CBC Literary Prizes

All This, and Heaven Too by Amanda Leduc

Amanda Leduc has made the 2019 CBC Short Story Prize longlist for All This, and Heaven Too.

2019 CBC Short Story Prize longlist

Amanda Leduc is an author from Hamilton, Ont. (Trevor Cole)

Amanda Leduc has made the 2019 CBC Short Story Prize longlist for All This, and Heaven Too.

About Amanda

Amanda Leduc is a disabled writer and author of The Miracles of Ordinary Men and the forthcoming books Disfigured: On Fairy Tales, Disability, And Making Space, and The Centaur's Wife. Her essays and stories have appeared in publications across Canada, the US and the UK. She has cerebral palsy and lives in Hamilton, Ont., where she serves as the communications and development coordinator for The Festival of Literary Diversity (FOLD), Canada's first festival for diverse authors and stories.

Entry in five-ish words

Bullies, miracles and the afterlife.

The story's source of inspiration

"I've always been fascinated by the idea of forgiveness, as well as magic and power.
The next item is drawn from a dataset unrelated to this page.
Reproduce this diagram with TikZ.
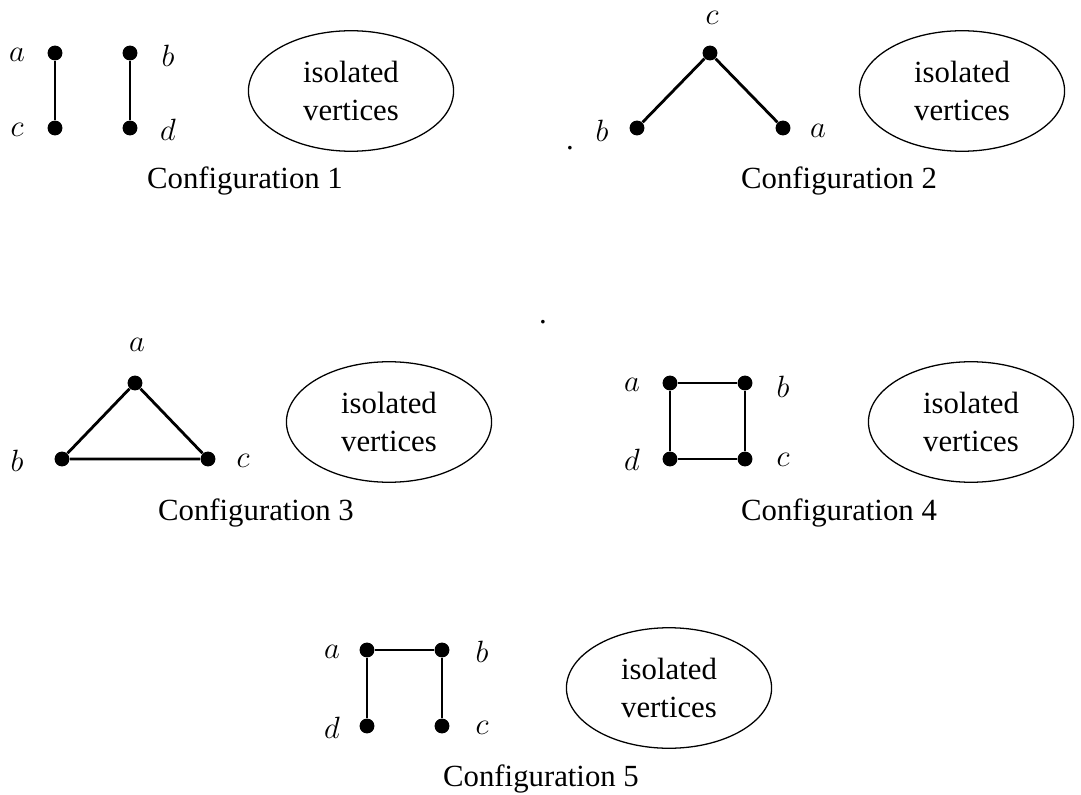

I wanted to explore what forgiveness could mean in a situation where someone might be reluctant to give it — and specifically, where that forgiveness might literally mean the difference between life and death."

First lines

It's like this, okay: there's a white hall, and a long wooden floor, and a white mist and white walls, and everything smells like plastic — I don't know why but it does, that sort of faint, industrial smell you get from a factory or sometimes a cheap fog machine — and at the end of the hall there's another light, one so bright it hurts, and that's where you're supposed to go.

It's not a warm light, or a golden light. It's just... there. You step far enough into it and the light dissolves your cheekbones, like some kind of feathery acid. I've seen it happen. You exist, and then you don't. That's what the light does.

About the 2019 CBC Short Story Prize

The winner of the 2019 CBC Short Story Prize will receive $6,000 from the Canada Council for the Arts, have their work published on CBC Books and attend a two-week writing residency at the Banff Centre for Arts and Creativity. Four finalists will each receive $1,000 from the Canada Council for the Arts and have their work published on CBC Books.